DINNER'S READY After a walk to Brooklyn over the famous bridge (the entry ramp is just east of City Hall), reward yourself with pizza at the passionately loved Grimaldi's (19 Old Fulton St.; 718/858-4300; dinner for four $35). Dessert—and great New York City views—are down the block at the Fulton Ferry Landing's Brooklyn Ice Cream Factory (718/246-3963). • In Manhattan, get your tacos and burritos at Gabriela's (685 Amsterdam Ave. at 93rd St., 212/961-0574, and 315 Amsterdam Ave. at 75th St., 212/875-8532; dinner for four $40). • The Chat n' Chew (10 E. 16th St.; 212/243-1616; dinner for four $40) is all about meat loaf and macaroni and cheese. • Sure, the View (Marriott Marquis Hotel, 535 Broadway at 45th St.; 212/704-8900; dinner for four $150) is touristy and expensive, but consider the special effects: you shoot up to the 47th floor in a glass elevator, where, as you eat your steak, the restaurant makes a full revolution every 70 minutes.
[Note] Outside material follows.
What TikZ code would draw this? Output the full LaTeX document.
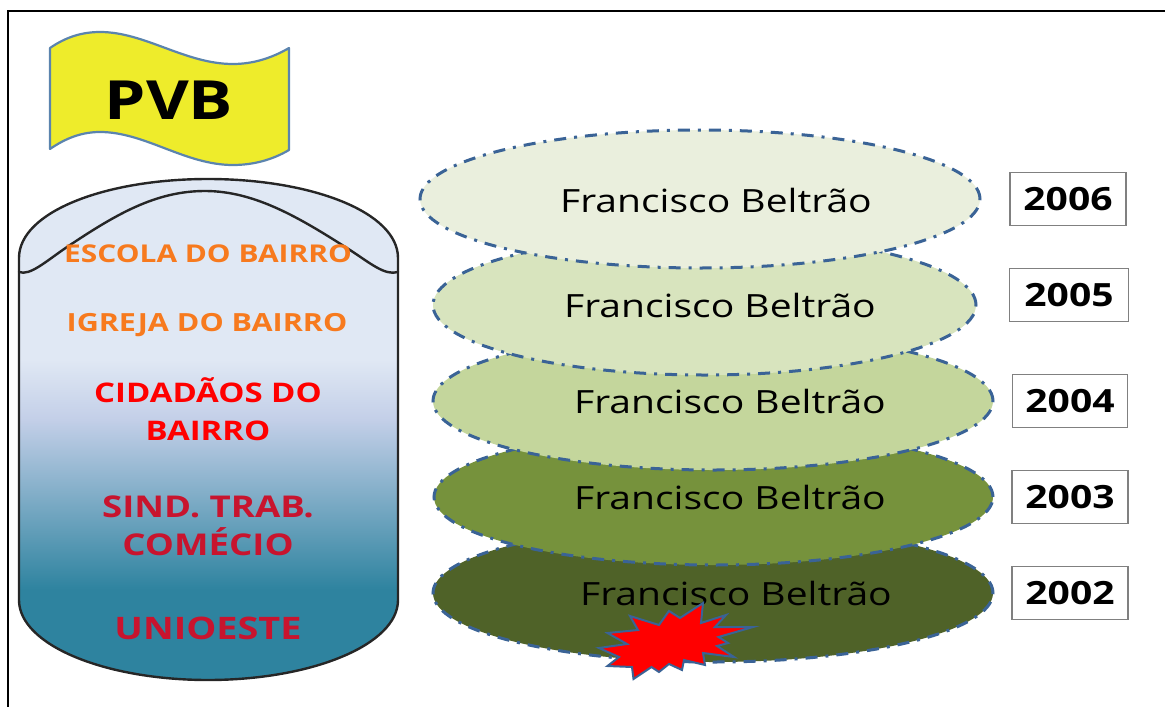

CURTAIN CALL At the New Victory Theater (209 W. 42nd St.; 646/223-3020; www.newvictory.org), a joyful restored 1900 landmark, tickets start at $10 for the smartest, most innovative children's shows from around the world. For discount Broadway tickets, get in line at TKTS (Times Square at 47th St. or South Street Seaport at Front and John Sts.; 212/768-1818), or try www.theatermania.com or www.playbill.com.

WHERE TO STAY Cool off in the rooftop pool of the Holiday Inn Midtown (440 W. 57th St.; 800/465-4329 or 212/581-8100; doubles from $149 with 21-day advance purchase), a few blocks from Central Park. Request one of the renovated corner rooms. • Just north of Times Square, the Howard Johnson Plaza Hotel (851 Eighth Ave. at 51st St.; 800/426-4656 or 212/581-4100; doubles from $119) puts you a block from Ninth Avenue's Afghan kebab houses, Greek cafés, and Thai restaurants. • The rooms in the stately Excelsior Hotel (45 W. 81st St.; 800/368-4575 or 212/362-9200; www.excelsiorhotelny.com; doubles from $129) are impeccable (if small). And the Upper West Side location can't be beat: it's just opposite the Museum of Natural History (Central Park West at 79th St.; 212/769-5100; www.amnh.org) and a block from Central Park.

BEST GUIDES The Cool Parents Guide to All of New York (Universe), by Alfred Gingold and Helen Rogan, details excursions that the whole family—yes, even you—will enjoy. Grab the latest Time Out New York (and its new TONY Kids) or New York magazine for current listings of performances, street fairs, and art openings.